ADB - Asian Development Bank

06/15/2021 | Press release | Distributed by Public on 06/14/2021 19:10

ADB Launches Integrated Approach to Support Fragile and Conflict-Affected Situations and Small Island Developing States

ADB Launches Integrated Approach to Support Fragile and Conflict-Affected Situations and Small Island Developing States

News Release | 15 June 2021

MANILA, PHILIPPINES (15 June 2021) - The Asian Development Bank (ADB) has launched a new Fragile and Conflict-Affected Situations and Small Island Developing States Approach (FSA) to guide its support for its most vulnerable developing member countries (DMCs).

The Approach introduces flexible processes and procedures that will allow ADB to tailor interventions to the specific challenges of fragile and conflict-affected situations (FCAS) and small island developing states (SIDS), with the goal of improving project results.

'The FSA will change the way ADB designs, implements, and monitors projects in its most fragile DMCs,' said ADB Advisor for FCAS Samuel Tumiwa. 'This will be done by expanding training for staff to work more effectively in these countries and through the introduction of tools such as fragility and resilience assessments that will provide project planners and country teams with a comprehensive overview of risks and factors that affect resilience, such as climate change, weak governance, and conflict.'

ADB is the first multilateral development bank to bring FCAS and SIDS together under a single operational approach. The FSA Action Plan, 2021-2025, comprises the following operational approaches: applying risk-informed decision-making; improving FCAS and SIDS classification criteria; assessing fragility and resilience; integrating FCAS and SIDS contexts into planning and implementation processes; developing analytics and knowledge products; strengthening ADB's capacity for operating in FCAS and SIDS; expanding partnerships and coordination with DMCs; increasing innovative private sector engagement; and adopting a communication and engagement strategy.

More than 500 stakeholders contributed to the development of the FSA through their participation in consultations from September 2020 to March 2021. Participants included government counterparts from FCAS and SIDS countries, bilateral development agencies, civil society organizations, representatives of multilateral development banks, and key ADB departments and sector and thematic groups.

Countries are classified as FCAS based on an assessment of the quality of macroeconomic management, coherence of structural policies, the degree to which policies and institutions promote equity and inclusion, quality of governance and public sector management, and performance of concessional assistance project portfolio. ADB classifies 11 countries as FCAS: Afghanistan, the Federated States of Micronesia (FSM), Kiribati, the Lao People's Democratic Republic, the Marshall Islands, Myanmar, Nauru, Papua New Guinea, Solomon Islands, Timor-Leste, and Tuvalu.

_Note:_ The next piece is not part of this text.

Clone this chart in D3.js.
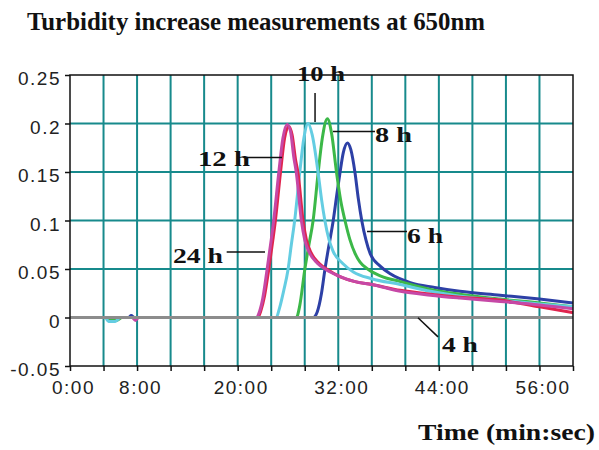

Sixteen ADB DMCs identify themselves as SIDS: the Cook Islands, the FSM, Fiji, Kiribati, Maldives, the Marshall Islands, Nauru, Niue, Palau, Papua New Guinea, Samoa, Solomon Islands, Timor-Leste, Tonga, Tuvalu, and Vanuatu.

ADB is committed to achieving a prosperous, inclusive, resilient, and sustainable Asia and the Pacific, while sustaining its efforts to eradicate extreme poverty. Established in 1966, it is owned by 68 members-49 from the region.